Biohackers exist in a world where once expensive laboratory equipment has now become cheaply available, allowing almost anyone with a few thousand euro to set up their own garage-lab. An article in the scientific journal Nature published in October 2010 outlined some of the ways of outfitting such a lab, including creating a $10 microscope by reversing the lens on a simple web-cam and using eBay to source the cheapest second-hand lab equipment. The consequence of this is that people with little or no formal scientific training can begin unsupervised experimentation straight away.
It also leads to the introduction of non-traditional ways of thinking into the scientific community. Biohacking is closely associated with the cultural and intellectual movement of transhumanism which believes in the augmentation of the human condition through the introduction of advanced technologies.
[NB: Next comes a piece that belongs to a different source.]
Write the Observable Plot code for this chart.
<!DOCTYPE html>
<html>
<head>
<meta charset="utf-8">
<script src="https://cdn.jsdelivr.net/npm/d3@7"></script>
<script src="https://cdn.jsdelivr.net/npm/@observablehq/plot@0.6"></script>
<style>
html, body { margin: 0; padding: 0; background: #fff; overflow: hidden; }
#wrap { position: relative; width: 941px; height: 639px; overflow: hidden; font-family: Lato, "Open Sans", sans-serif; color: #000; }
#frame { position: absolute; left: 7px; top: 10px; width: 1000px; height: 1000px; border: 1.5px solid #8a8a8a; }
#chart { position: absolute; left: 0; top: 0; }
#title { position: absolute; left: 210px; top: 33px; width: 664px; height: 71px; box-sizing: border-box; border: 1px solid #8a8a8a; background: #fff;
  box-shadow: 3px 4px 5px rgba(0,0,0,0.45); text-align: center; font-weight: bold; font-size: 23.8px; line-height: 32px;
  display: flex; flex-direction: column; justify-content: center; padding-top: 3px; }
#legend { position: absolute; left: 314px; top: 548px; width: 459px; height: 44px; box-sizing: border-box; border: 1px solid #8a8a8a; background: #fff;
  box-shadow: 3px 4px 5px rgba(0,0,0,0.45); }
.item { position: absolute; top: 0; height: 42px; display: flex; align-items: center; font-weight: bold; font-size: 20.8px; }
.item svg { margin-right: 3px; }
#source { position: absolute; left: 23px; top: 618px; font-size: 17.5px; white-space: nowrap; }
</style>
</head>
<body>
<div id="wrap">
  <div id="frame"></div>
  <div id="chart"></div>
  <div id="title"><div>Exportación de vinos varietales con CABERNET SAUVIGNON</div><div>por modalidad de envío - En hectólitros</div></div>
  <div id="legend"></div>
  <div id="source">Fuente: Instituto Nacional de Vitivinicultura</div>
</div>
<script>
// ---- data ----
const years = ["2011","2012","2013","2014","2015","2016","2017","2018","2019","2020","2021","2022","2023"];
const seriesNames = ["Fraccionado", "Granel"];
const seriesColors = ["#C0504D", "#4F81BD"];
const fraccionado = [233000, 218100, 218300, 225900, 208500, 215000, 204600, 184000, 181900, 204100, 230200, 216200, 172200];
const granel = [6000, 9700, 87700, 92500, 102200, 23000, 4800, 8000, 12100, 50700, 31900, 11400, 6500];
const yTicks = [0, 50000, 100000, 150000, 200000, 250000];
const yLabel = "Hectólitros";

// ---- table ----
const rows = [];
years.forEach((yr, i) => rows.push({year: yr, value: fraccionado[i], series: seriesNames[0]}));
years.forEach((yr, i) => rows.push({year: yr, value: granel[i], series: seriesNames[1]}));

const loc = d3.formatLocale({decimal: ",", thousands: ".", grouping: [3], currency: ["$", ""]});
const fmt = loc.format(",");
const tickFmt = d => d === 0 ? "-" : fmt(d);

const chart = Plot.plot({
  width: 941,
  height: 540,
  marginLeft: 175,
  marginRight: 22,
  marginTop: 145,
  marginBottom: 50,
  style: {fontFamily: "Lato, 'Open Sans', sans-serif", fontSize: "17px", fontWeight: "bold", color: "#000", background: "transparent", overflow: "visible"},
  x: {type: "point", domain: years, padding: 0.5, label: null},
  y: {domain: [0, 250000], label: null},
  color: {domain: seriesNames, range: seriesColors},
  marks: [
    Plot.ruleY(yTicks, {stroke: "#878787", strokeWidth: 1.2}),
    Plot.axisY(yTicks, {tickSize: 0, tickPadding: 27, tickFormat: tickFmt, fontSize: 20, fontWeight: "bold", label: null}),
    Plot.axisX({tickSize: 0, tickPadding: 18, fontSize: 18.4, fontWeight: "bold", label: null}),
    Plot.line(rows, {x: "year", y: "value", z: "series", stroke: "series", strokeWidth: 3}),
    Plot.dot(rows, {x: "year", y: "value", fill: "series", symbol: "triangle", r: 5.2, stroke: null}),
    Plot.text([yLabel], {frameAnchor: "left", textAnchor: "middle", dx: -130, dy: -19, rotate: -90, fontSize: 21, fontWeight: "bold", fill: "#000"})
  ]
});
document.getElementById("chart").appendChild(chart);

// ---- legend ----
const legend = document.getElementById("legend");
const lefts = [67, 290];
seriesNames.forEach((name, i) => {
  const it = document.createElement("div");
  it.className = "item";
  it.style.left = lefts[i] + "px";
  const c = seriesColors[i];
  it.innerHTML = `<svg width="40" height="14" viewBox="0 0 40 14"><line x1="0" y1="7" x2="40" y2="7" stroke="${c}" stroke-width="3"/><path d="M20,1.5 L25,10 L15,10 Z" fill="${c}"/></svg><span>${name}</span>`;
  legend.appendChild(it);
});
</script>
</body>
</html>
This is evident in the activities of grinders (adding a sixth sense, enhancing hearing etc.) but transhumanists have much grander visions for humanity’s future including boosting IQ to previously unobtainable levels and the attainment of eternal life. On the latter issue, mind-uploading is often mooted as a potential solution. LiveScience recently reported on the Global Future 2045 International Congress, where the claim was made that “by 2045, humans will achieve digital immortality by uploading their minds to computers.” Martine Rothblatt, the CEO of biotech company ‘United Therapeutics Corp.,’ made the argument that this process is not as far-fetched as it may appear. People are laying the foundations for so called ‘mindfiles’ through social media websites like Facebook.
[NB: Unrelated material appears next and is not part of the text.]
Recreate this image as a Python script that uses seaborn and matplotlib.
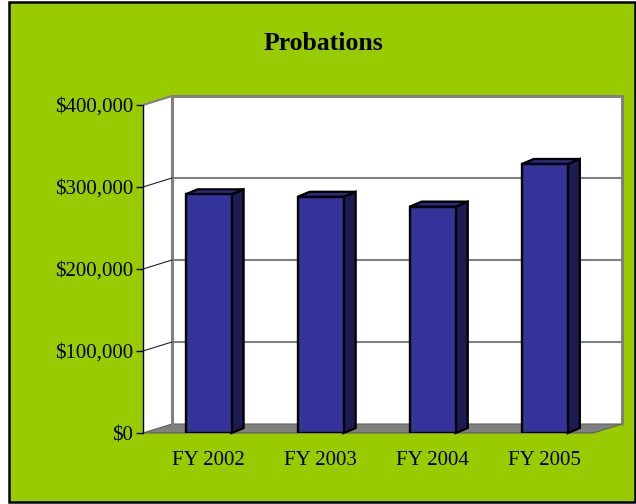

Nick Bostrom, director of Oxford’s Future of Humanity Institute and noted transhumanist, also outlined in a TED talk given in May 2008 how transhumanist philosophy aims at changing not only the physical, but also the emotional. Highlighting a study performed on prairie voles, where genetic modification transformed their mating habits from polygamous to monogamous, he suggested human life could be enhanced “if you could actually choose to preserve your romantic attachments to one person over time, so that love would never have to fade if you didn’t want it to. That’s probably not all that difficult, it might just be a simple hormone that could do this.”
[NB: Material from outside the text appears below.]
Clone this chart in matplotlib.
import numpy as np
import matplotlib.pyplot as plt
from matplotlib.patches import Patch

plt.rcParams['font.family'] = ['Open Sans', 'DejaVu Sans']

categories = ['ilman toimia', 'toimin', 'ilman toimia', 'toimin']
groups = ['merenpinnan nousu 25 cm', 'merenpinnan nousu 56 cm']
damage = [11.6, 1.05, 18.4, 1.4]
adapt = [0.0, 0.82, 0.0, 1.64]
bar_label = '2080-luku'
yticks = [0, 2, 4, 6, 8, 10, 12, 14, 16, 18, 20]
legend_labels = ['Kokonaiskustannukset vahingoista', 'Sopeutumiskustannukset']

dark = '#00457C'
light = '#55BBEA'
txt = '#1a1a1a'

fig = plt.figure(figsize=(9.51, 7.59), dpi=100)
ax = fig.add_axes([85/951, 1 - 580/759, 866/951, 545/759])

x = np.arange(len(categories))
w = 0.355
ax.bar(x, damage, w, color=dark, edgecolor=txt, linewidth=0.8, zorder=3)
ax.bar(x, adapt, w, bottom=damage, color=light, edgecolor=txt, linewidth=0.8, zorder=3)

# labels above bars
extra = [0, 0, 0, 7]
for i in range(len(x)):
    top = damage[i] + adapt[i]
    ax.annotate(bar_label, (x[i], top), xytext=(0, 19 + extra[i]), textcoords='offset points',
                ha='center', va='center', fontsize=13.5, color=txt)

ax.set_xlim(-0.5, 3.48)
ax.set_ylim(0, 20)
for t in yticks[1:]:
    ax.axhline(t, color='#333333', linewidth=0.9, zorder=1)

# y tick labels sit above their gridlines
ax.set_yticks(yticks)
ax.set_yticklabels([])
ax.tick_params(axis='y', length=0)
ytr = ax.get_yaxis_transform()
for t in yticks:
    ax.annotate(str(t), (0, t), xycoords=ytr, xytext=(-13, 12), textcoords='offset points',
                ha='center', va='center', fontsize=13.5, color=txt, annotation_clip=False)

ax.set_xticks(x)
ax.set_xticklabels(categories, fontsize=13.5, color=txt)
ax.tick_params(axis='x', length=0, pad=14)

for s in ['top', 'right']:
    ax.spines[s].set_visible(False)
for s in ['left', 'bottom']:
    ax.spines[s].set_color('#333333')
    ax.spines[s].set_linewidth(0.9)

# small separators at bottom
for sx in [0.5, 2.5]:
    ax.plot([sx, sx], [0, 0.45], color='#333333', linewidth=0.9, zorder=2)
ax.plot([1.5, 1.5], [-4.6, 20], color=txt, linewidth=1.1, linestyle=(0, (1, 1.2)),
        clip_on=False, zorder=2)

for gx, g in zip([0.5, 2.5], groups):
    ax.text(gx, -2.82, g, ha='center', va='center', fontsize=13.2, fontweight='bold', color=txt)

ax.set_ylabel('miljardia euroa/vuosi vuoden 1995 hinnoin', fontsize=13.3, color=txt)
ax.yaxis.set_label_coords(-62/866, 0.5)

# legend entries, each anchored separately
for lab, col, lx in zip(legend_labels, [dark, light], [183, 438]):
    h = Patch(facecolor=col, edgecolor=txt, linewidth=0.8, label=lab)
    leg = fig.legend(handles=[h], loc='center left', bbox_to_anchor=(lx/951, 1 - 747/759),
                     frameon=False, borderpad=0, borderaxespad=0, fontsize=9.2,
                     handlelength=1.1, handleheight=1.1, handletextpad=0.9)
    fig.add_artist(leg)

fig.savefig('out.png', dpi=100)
With more and more people directly involving themselves in this kind of research, often independently and with the will to experiment radically on their own bodies, and the rapid growth of increasingly smarter technologies, it only seems like a matter of time before some of these issues graduate from being mere thought exercises to obtainable realities. Here we will be brought to the point of confrontation with previously unimagined issues. Would a human mind stored on a computer chip have access to the same protections and human rights as a mind encased in its natural biology? Is it ethical to allow people to modify their own DNA or genetic material if it became possible to develop high levels of intelligence or super strength? And if humans could live forever, what are the implications for population and the world’s resources and how would we address the danger of a stagnating planet, culturally and intellectually?
These are issues that need to be faced with an oft-neglected trait of humanity: the ability to negotiate and reach consensus. A coherent plan for the future of bioengineering, including the DIY branch, is badly needed in this age of unfettered development. In the words of Bostrom, “we need, slowly and carefully, with ethical wisdom and constraint, to develop the means that enable us to go out in this larger space and explore it and find the great values that might hide there.”